I don’t like to talk about other companies but I have to say that what Prada does is different to everybody else. First of all, the relationship between Prada and art is different. Miuccia Prada and Patrizio Bertelli are not just collecting art but they are producing it. When the Prada Foundation selects an artist, they work together to produce a new work. Typically, it’s something the artist never had the chance to do because it was not commercial enough, or too complicated, or too big for the space of a normal gallery or museum.

And why is it so attractive to work so closely with contemporary architects?
When Prada opened its Epicenter store in SoHo in 2001, the strategy for luxury brands at that time was to have stores that were exactly the same around the world, with the same display of merchandise and consistent architecture. Then Prada went to SoHo, a location where there were no other luxury stores, and where they opened a unique, huge store. It looked like a strange strategy but now you see it is what everybody is doing. Prada operates in a very different way to other fashion brands; historically Prada always anticipated and sometimes set the trends.

Whereas some brands might be accused of using art and architecture for marketing campaigns, at Prada there seems to be real synergy. How would you describe the relationship between Prada and contemporary art and architecture?
Very simply, there is integrity in all the things that Prada does. As I mentioned, Miuccia Prada and Patrizio Bertelli have a genuine interest in all these worlds beyond fashion. For them, it is never a marketing tool.

Who was the driving force behind the project? How much of the Prada Transformer is the vision of Mrs. Muccia Prada?
Definitely, from beginning to end it was Miuccia Prada. Patrizio Bertelli was quite involved too, as was Germano Celant, Artistic Director of the Prada Foundation. As I said, it wouldn’t have happened without Rem. In the end, the result was a collaboration between Prada and Rem Koolhaas/OMA.

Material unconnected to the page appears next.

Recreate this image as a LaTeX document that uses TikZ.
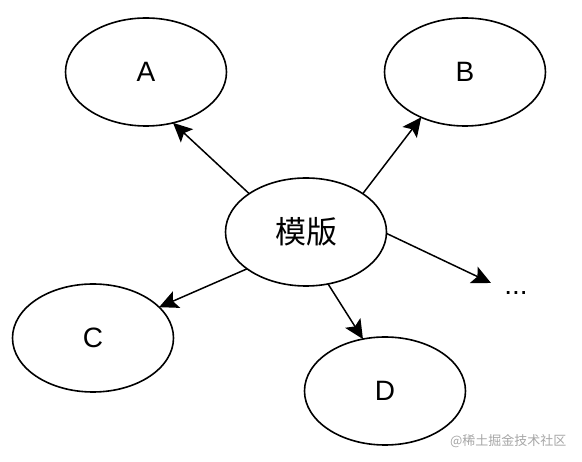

You could have placed the Prada Transformer anywhere – why Seoul?
Seoul is a very interesting city that until recently hadn’t received the attention it deserved. When you look at Seoul a little bit deeper, you find that there is a very significant contemporary art community, with lots of artists, gallerists and art collectors. We found a city where architecture is playing a leading role in reshaping the city. There is an important movie industry. And finally, the fashion community is also important. Most importantly, when we started to meet people in the city government and spoke to them about the project, they embraced it in a major way. There was a lot of enthusiasm, which enabled us to secure a location in front of the Gyeonghui Palace.

There seems to be a special relationship between Prada and Korea, with the Transformer, the LG Prada phone and the Hyundai Prada car - what is the brand’s connection to the country?
When we started to work with LG on the phone in 2005, we had no idea about the Transformer project that would develop later. We had three great years of collaboration with LG and in the end they supported the Transformer. The fact that we had already worked in Korea was useful in the Transformer project but not a deciding factor.

Seoul’s mayor is known as a champion of contemporary design. Was he involved in the project at all?
He was not involved in the design of the project or the contents but he was involved in the sense that he made sure we got exactly the help that we needed. This wouldn’t have been possible without his involvement.

Will the Transformer move elsewhere?
The Transformer is currently being dismantled and will be shipped to Italy in future months. Where and how it is going to be used has not yet been decided.